◆ **Raw data**

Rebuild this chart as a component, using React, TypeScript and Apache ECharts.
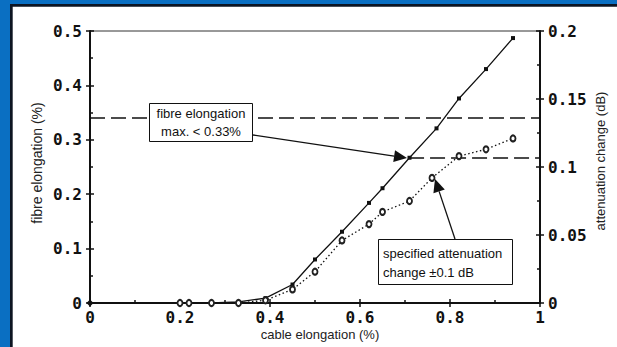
import React, { useEffect, useRef } from "react";
import * as echarts from "echarts";

// cable elongation (%) vs fibre elongation (%) – solid line, left axis
const cableX = [0, 0.2, 0.22, 0.27, 0.33, 0.39, 0.45, 0.5, 0.56, 0.62, 0.65, 0.71, 0.77, 0.82, 0.88, 0.94];
const fibreElongation = [0, 0, 0, 0, 0.002, 0.009, 0.034, 0.08, 0.131, 0.184, 0.211, 0.267, 0.321, 0.376, 0.43, 0.487];

// cable elongation (%) vs attenuation change (dB) – dotted line, right axis
const attenX = [0.2, 0.22, 0.27, 0.33, 0.39, 0.45, 0.5, 0.56, 0.62, 0.65, 0.71, 0.76, 0.82, 0.88, 0.94];
const attenuationChange = [0, 0, 0, 0, 0.002, 0.01, 0.023, 0.046, 0.058, 0.067, 0.075, 0.092, 0.108, 0.113, 0.121];

// reference lines
const fibreLimit = 0.34;
const attenLimitStart = [0.709, 0.267];
const attenLimitEnd = [1, 0.267];

const annot1 = ["fibre elongation", "max. < 0.33%"];
const annot2 = ["specified attenuation", "change \u00b10.1 dB"];

const TICK_FONT = { fontFamily: "DejaVu Sans Mono", fontWeight: "bold" as const, fontSize: 16, color: "#111" };
const SANS = "Liberation Sans, Arial, sans-serif";

function arrow(x1: number, y1: number, x2: number, y2: number, len = 13, hw = 6): any[] {
  const dx = x2 - x1, dy = y2 - y1;
  const d = Math.sqrt(dx * dx + dy * dy);
  const ux = dx / d, uy = dy / d;
  const bx = x2 - ux * len, by = y2 - uy * len;
  const px = -uy, py = ux;
  return [
    { type: "line", shape: { x1, y1, x2: bx, y2: by }, style: { stroke: "#111", lineWidth: 1.3 }, z: 10 },
    {
      type: "polygon",
      shape: { points: [[x2, y2], [bx + px * hw, by + py * hw], [bx - px * hw, by - py * hw]] },
      style: { fill: "#111" },
      z: 10,
    },
  ];
}

export default function App() {
  const ref = useRef<HTMLDivElement>(null);
  useEffect(() => {
    if (!ref.current) return;
    const chart = echarts.init(ref.current, undefined, { renderer: "svg" });
    const solidData = cableX.map((x, i) => [x, fibreElongation[i]]);
    const dottedData = attenX.map((x, i) => [x, attenuationChange[i]]);

    const mainTick = { show: true, inside: true, length: 4, lineStyle: { color: "#111", width: 1.5 } };
    const mainMinor = { show: true, length: 3, splitNumber: 2, lineStyle: { color: "#111", width: 1.5 } };
    const outTick = { show: true, inside: false, length: 4, lineStyle: { color: "#111", width: 1.5 } };

    chart.setOption({
      animation: false,
      backgroundColor: "#ffffff",
      grid: {
        left: 90,
        right: 77,
        top: 31,
        bottom: 44,
        show: true,
        borderColor: "#333",
        borderWidth: 1,
        backgroundColor: "#fff",
      },
      xAxis: [
        {
          type: "value",
          min: 0,
          max: 1,
          interval: 0.2,
          axisLine: { show: true, onZero: false, lineStyle: { color: "#111", width: 2 } },
          axisTick: mainTick,
          minorTick: mainMinor,
          splitLine: { show: false },
          minorSplitLine: { show: false },
          axisLabel: { ...TICK_FONT, margin: 6 },
        },
        {
          type: "value",
          min: 0,
          max: 1,
          interval: 0.2,
          position: "bottom",
          axisLine: { show: false, onZero: false },
          axisTick: outTick,
          splitLine: { show: false },
          axisLabel: { show: false },
        },
      ],
      yAxis: [
        {
          type: "value",
          min: 0,
          max: 0.5,
          interval: 0.1,
          position: "left",
          axisLine: { show: true, onZero: false, lineStyle: { color: "#111", width: 2 } },
          axisTick: mainTick,
          minorTick: mainMinor,
          splitLine: { show: false },
          minorSplitLine: { show: false },
          axisLabel: { ...TICK_FONT, margin: 8 },
        },
        {
          type: "value",
          min: 0,
          max: 0.2,
          interval: 0.05,
          position: "right",
          axisLine: { show: true, onZero: false, lineStyle: { color: "#111", width: 2 } },
          axisTick: mainTick,
          minorTick: mainMinor,
          splitLine: { show: false },
          minorSplitLine: { show: false },
          axisLabel: { ...TICK_FONT, margin: 8 },
        },
        {
          type: "value",
          min: 0,
          max: 0.5,
          interval: 0.1,
          position: "left",
          axisLine: { show: false, onZero: false },
          axisTick: outTick,
          splitLine: { show: false },
          axisLabel: { show: false },
        },
        {
          type: "value",
          min: 0,
          max: 0.2,
          interval: 0.05,
          position: "right",
          axisLine: { show: false, onZero: false },
          axisTick: outTick,
          splitLine: { show: false },
          axisLabel: { show: false },
        },
      ],
      series: [
        {
          type: "line",
          name: "fibre elongation",
          xAxisIndex: 0,
          yAxisIndex: 0,
          data: solidData,
          symbol: (v: number[]) => (v[0] === 0 ? "diamond" : "rect"),
          symbolSize: (v: number[]) => (v[0] === 0 ? 7 : 4),
          showAllSymbol: true,
          itemStyle: { color: "#111" },
          lineStyle: { color: "#111", width: 1.3 },
          z: 5,
          markLine: {
            silent: true,
            symbol: "none",
            label: { show: false },
            lineStyle: { color: "#111", width: 1.6, type: [15, 6] },
            data: [
              [{ coord: [0, fibreLimit] }, { coord: [1, fibreLimit] }],
              [{ coord: attenLimitStart }, { coord: attenLimitEnd }],
            ],
          },
        },
        {
          type: "line",
          name: "attenuation change",
          xAxisIndex: 0,
          yAxisIndex: 1,
          data: dottedData,
          symbol: "emptyCircle",
          symbolSize: [5, 6],
          showAllSymbol: true,
          itemStyle: { color: "#222", borderWidth: 1 },
          lineStyle: { color: "#111", width: 1.3, type: [1.5, 2.5] },
          z: 6,
        },
      ],
      graphic: [
        // blue frame
        { type: "rect", shape: { x: 0, y: 0, width: 617, height: 4 }, style: { fill: "#0A6FC2" }, silent: true },
        { type: "rect", shape: { x: 0, y: 0, width: 10, height: 347 }, style: { fill: "#0A6FC2" }, silent: true },
        { type: "rect", shape: { x: 10, y: 4, width: 607, height: 2.7 }, style: { fill: "#0d1522" }, silent: true },
        { type: "rect", shape: { x: 10, y: 4, width: 2.7, height: 343 }, style: { fill: "#0d1522" }, silent: true },
        // axis names
        {
          type: "text",
          x: 37,
          y: 163,
          rotation: Math.PI / 2,
          style: { text: "fibre elongation (%)", fontFamily: SANS, fontSize: 14, fill: "#222", align: "center", verticalAlign: "middle" },
        },
        {
          type: "text",
          x: 600,
          y: 161,
          rotation: Math.PI / 2,
          style: { text: "attenuation change (dB)", fontFamily: SANS, fontSize: 13, fill: "#222", align: "center", verticalAlign: "middle" },
        },
        {
          type: "text",
          x: 320,
          y: 334,
          style: { text: "cable elongation (%)", fontFamily: SANS, fontSize: 13, fill: "#222", align: "center", verticalAlign: "middle" },
        },
        // annotation 1
        { type: "rect", shape: { x: 149.5, y: 103.5, width: 103, height: 38 }, style: { fill: "#fff", stroke: "#111", lineWidth: 1 }, z: 10 },
        {
          type: "text",
          x: 201,
          y: 113,
          z: 11,
          style: { text: annot1[0], fontFamily: SANS, fontSize: 13, fill: "#111", align: "center", verticalAlign: "middle" },
        },
        {
          type: "text",
          x: 201,
          y: 131,
          z: 11,
          style: { text: annot1[1], fontFamily: SANS, fontSize: 13, fill: "#111", align: "center", verticalAlign: "middle" },
        },
        ...arrow(253, 135, 407, 158),
        // annotation 2
        { type: "rect", shape: { x: 378.5, y: 239.5, width: 134, height: 45 }, style: { fill: "#fff", stroke: "#111", lineWidth: 1 }, z: 10 },
        {
          type: "text",
          x: 383,
          y: 253,
          z: 11,
          style: { text: annot2[0], fontFamily: SANS, fontSize: 13, fill: "#111", align: "left", verticalAlign: "middle" },
        },
        {
          type: "text",
          x: 383,
          y: 272,
          z: 11,
          style: { text: annot2[1], fontFamily: SANS, fontSize: 13, fill: "#111", align: "left", verticalAlign: "middle" },
        },
        ...arrow(455, 239, 435, 179),
      ],
    });
    return () => chart.dispose();
  }, []);
  return (
    <div
      ref={ref}
      style={{ position: "fixed", left: 0, top: 0, width: 617, height: 347, background: "#fff" }}
    />
  );
}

◆ **Goal of the exercise**
Leave out any pictures and return exactly the lines from the beginning of the data through the line with "const attenLimitEnd = [1, 0.267];", inclusive.

◆ **Exercise answer**
Rebuild this chart as a component, using React, TypeScript and Apache ECharts.
import React, { useEffect, useRef } from "react";
import * as echarts from "echarts";

// cable elongation (%) vs fibre elongation (%) – solid line, left axis
const cableX = [0, 0.2, 0.22, 0.27, 0.33, 0.39, 0.45, 0.5, 0.56, 0.62, 0.65, 0.71, 0.77, 0.82, 0.88, 0.94];
const fibreElongation = [0, 0, 0, 0, 0.002, 0.009, 0.034, 0.08, 0.131, 0.184, 0.211, 0.267, 0.321, 0.376, 0.43, 0.487];

// cable elongation (%) vs attenuation change (dB) – dotted line, right axis
const attenX = [0.2, 0.22, 0.27, 0.33, 0.39, 0.45, 0.5, 0.56, 0.62, 0.65, 0.71, 0.76, 0.82, 0.88, 0.94];
const attenuationChange = [0, 0, 0, 0, 0.002, 0.01, 0.023, 0.046, 0.058, 0.067, 0.075, 0.092, 0.108, 0.113, 0.121];

// reference lines
const fibreLimit = 0.34;
const attenLimitStart = [0.709, 0.267];
const attenLimitEnd = [1, 0.267];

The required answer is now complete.